Following a December with twice normal rainfall, Downtown Los Angeles (USC) experienced the fourth driest January-February on record. Now it seems the spigot has been turned back on, and March rainfall for L.A. might very well be above normal.

As of 3:00 p.m. today, March 13, Downtown Los Angeles (USC) has recorded 2.05 inches of rain this March, boosting the rain year total (since July 1) to 9.40 inches. This is about 75% of normal for the date.

More rain is forecast over the next week or so, but the major weather models differ on the projected amounts. To make up for the January-February rainfall deficit and finish the rain year close to 100% of normal, Los Angeles needs another 5.5 inches of rain by June 30.

Not impossible, given some of the forecasts, but that would be a lot of rain for this time of year. Well see!

Update July 6, 2020. Remarkably, Downtown Los Angeles (USC) ended the rain year, July 1 to June 30, within 0.07 inch of normal rainfall. It was a tumultuous rain season that saw copious rainfall in December, and then almost none in January and February — usually the wettest months of the year. Just when we started to think “drought,” the wet weather returned. Combined, Match and April precipitation was 221% of normal. That and a little rain in May brought the Los Angeles rain year total up to 14.86 inches, just short of the normal of 14.93 inches.

Update April 12, 2020. Over six consecutive days, from April 5 to April 10, Downtown Los Angeles (USC) recorded 2.96 inches of rain. This is about 325% of the normal amount for the whole month. The precipitation totals of 14.66 inches for the rain year and 14.63 inches for the water year are now above normal for the date and within about one-third of an inch of the normal annual rainfall for Downtown Los Angeles.

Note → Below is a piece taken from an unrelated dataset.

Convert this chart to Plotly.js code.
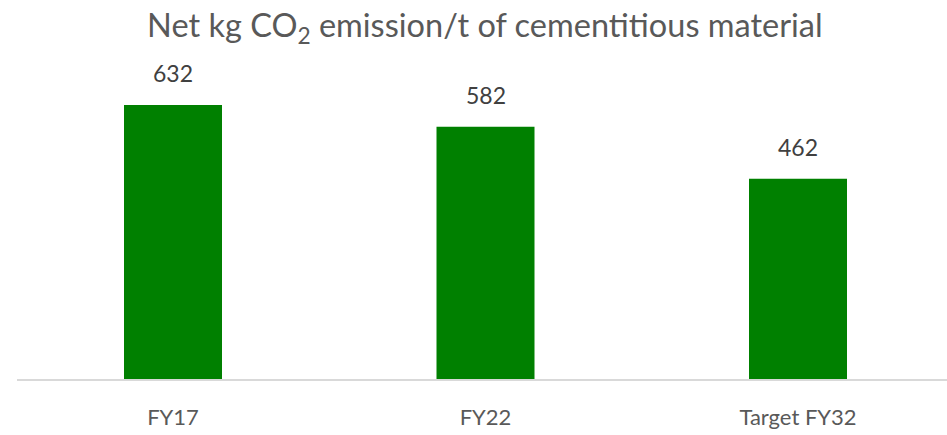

Update April 10, 2020. April rainfall picked up right where March left off.  As of April 9, Downtown Los Angeles (USC) has recorded 2.80 inches of rain this month. This is more than three times the normal amount of rain for the entire month of April. This brings the rain year and water year totals to 14.50 and 14.47 inches, respectively. For the first time since February 1 the rainfall totals for Los Angeles are above normal for the date. Los Angeles is now within a few tenths of an inch of normal rainfall for the year, and it is still raining today.

Update March 24, 2020. On March 22, Downtown Los Angeles (USC) set a new rainfall record for the date of 1.51 inches. As of March 24, Downtown Los Angeles has recorded 4.35 inches of rain this month. This is 179% of the normal amount of rain in March. The current rain year/water year total of 11.70/11.67 inches is about 88%/90% of normal for the date. The magic number for 100% of normal rainfall is 14.93 inches — either by June 30 (Rain Year) or September 30 (Water Year).

Update March 17, 2020. As of March 16, Downtown Los Angeles (USC) has recorded 2.80 inches of rain this month. This already exceeds the normal amount of rainfall for the entire month of March, which is 2.43 inches. The current rain year/water year total of 10.15/10.12 inches is about 79%/81% of normal for the date.